[START OF SUPPLIED MATERIAL]
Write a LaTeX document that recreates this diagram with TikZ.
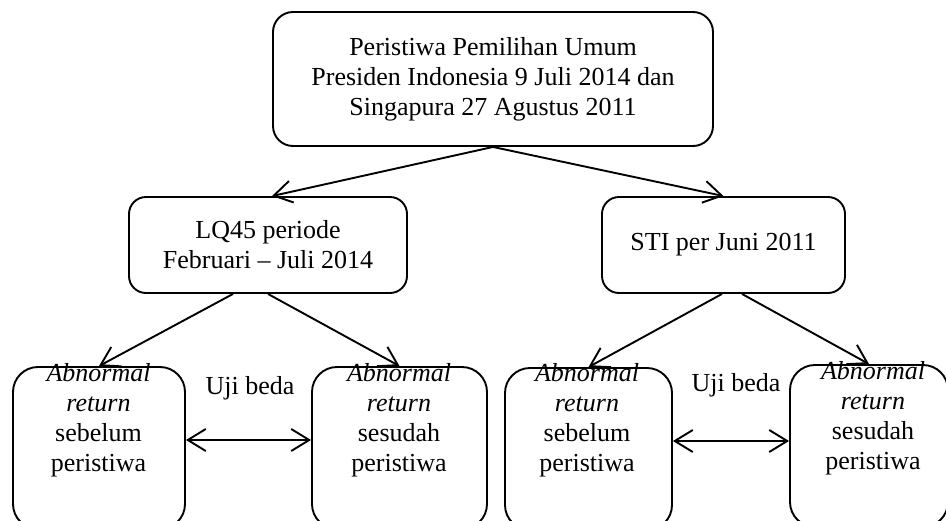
\documentclass[tikz,border=0pt]{standalone}
\usepackage{fontspec}
\setmainfont{Liberation Serif}
\usetikzlibrary{arrows.meta}
\begin{document}
\begin{tikzpicture}[x=1pt,y=-1pt,
  every node/.style={font=\fontsize{26}{30}\selectfont, align=center},
  topbox/.style={draw, line width=1.9pt, rounded corners=20pt, minimum width=440pt, minimum height=134pt, inner sep=0pt},
  midbox/.style={draw, line width=1.9pt, rounded corners=17pt, minimum height=96pt, inner sep=0pt},
  botbox/.style={draw, line width=1.9pt, rounded corners=25pt, minimum height=162pt, inner sep=0pt},
  bottext/.style={anchor=north, inner sep=0pt},
  tipv/.tip={Straight Barb[length=18pt,width=22pt]},
  conn/.style={line width=1.9pt, -tipv},
  both/.style={line width=1.9pt, tipv-tipv}
]
\useasboundingbox (0,0) rectangle (946,520);
\clip (0,0) rectangle (946,520);

\node[topbox] (top) at (493,79) {Peristiwa Pemilihan Umum\\Presiden Indonesia 9 Juli 2014 dan\\Singapura 27 Agustus 2011};
\node[midbox, minimum width=278pt] (lq) at (268,245) {LQ45 periode\\Februari – Juli 2014};
\node[midbox, minimum width=243pt] (sti) at (723.5,245) {STI per Juni 2011};

\node[botbox, minimum width=172pt] (b1) at (99,448) {};
\node[botbox, minimum width=175pt] (b2) at (399.5,448) {};
\node[botbox, minimum width=167pt] (b3) at (588.5,449) {};
\node[botbox, minimum width=158pt] (b4) at (869,446) {};

\node[bottext] (t1) at (98.5,363) {\textit{Abnormal}\\\textit{return}\\sebelum\\peristiwa};
\node[bottext] (t2) at (399,363) {\textit{Abnormal}\\\textit{return}\\sesudah\\peristiwa};
\node[bottext] (t3) at (587,363) {\textit{Abnormal}\\\textit{return}\\sebelum\\peristiwa};
\node[bottext] (t4) at (873,361) {\textit{Abnormal}\\\textit{return}\\sesudah\\peristiwa};

\node[anchor=base] (u1) at (250,394) {Uji beda};
\node[anchor=base] (u2) at (736,391) {Uji beda};

\draw[conn] (top.south) -- ([xshift=4pt]lq.north);
\draw[conn] (top.south) -- (sti.north);
\draw[conn] ([xshift=-35pt]lq.south) -- (b1.north);
\draw[conn] (lq.south) -- (b2.north);
\draw[conn] ([xshift=-1.5pt]sti.south) -- (b3.north);
\draw[conn] ([xshift=18.5pt]sti.south) -- (b4.north);

\draw[both] ([yshift=8pt]b1.east) -- ([yshift=8pt]b1.east -| b2.west);
\draw[both] ([yshift=8pt]b3.east) -- ([yshift=8pt]b3.east -| b4.west);
\end{tikzpicture}
\end{document}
[END OF SUPPLIED MATERIAL]
-- OBJECTIVE --
Omitting all pictures, restate exactly the lines of the material from its start through the line that contains "(u2) at (736,391)".

-- EXERCISE SOLUTION --
Write a LaTeX document that recreates this diagram with TikZ.
\documentclass[tikz,border=0pt]{standalone}
\usepackage{fontspec}
\setmainfont{Liberation Serif}
\usetikzlibrary{arrows.meta}
\begin{document}
\begin{tikzpicture}[x=1pt,y=-1pt,
  every node/.style={font=\fontsize{26}{30}\selectfont, align=center},
  topbox/.style={draw, line width=1.9pt, rounded corners=20pt, minimum width=440pt, minimum height=134pt, inner sep=0pt},
  midbox/.style={draw, line width=1.9pt, rounded corners=17pt, minimum height=96pt, inner sep=0pt},
  botbox/.style={draw, line width=1.9pt, rounded corners=25pt, minimum height=162pt, inner sep=0pt},
  bottext/.style={anchor=north, inner sep=0pt},
  tipv/.tip={Straight Barb[length=18pt,width=22pt]},
  conn/.style={line width=1.9pt, -tipv},
  both/.style={line width=1.9pt, tipv-tipv}
]
\useasboundingbox (0,0) rectangle (946,520);
\clip (0,0) rectangle (946,520);

\node[topbox] (top) at (493,79) {Peristiwa Pemilihan Umum\\Presiden Indonesia 9 Juli 2014 dan\\Singapura 27 Agustus 2011};
\node[midbox, minimum width=278pt] (lq) at (268,245) {LQ45 periode\\Februari – Juli 2014};
\node[midbox, minimum width=243pt] (sti) at (723.5,245) {STI per Juni 2011};

\node[botbox, minimum width=172pt] (b1) at (99,448) {};
\node[botbox, minimum width=175pt] (b2) at (399.5,448) {};
\node[botbox, minimum width=167pt] (b3) at (588.5,449) {};
\node[botbox, minimum width=158pt] (b4) at (869,446) {};

\node[bottext] (t1) at (98.5,363) {\textit{Abnormal}\\\textit{return}\\sebelum\\peristiwa};
\node[bottext] (t2) at (399,363) {\textit{Abnormal}\\\textit{return}\\sesudah\\peristiwa};
\node[bottext] (t3) at (587,363) {\textit{Abnormal}\\\textit{return}\\sebelum\\peristiwa};
\node[bottext] (t4) at (873,361) {\textit{Abnormal}\\\textit{return}\\sesudah\\peristiwa};

\node[anchor=base] (u1) at (250,394) {Uji beda};
\node[anchor=base] (u2) at (736,391) {Uji beda};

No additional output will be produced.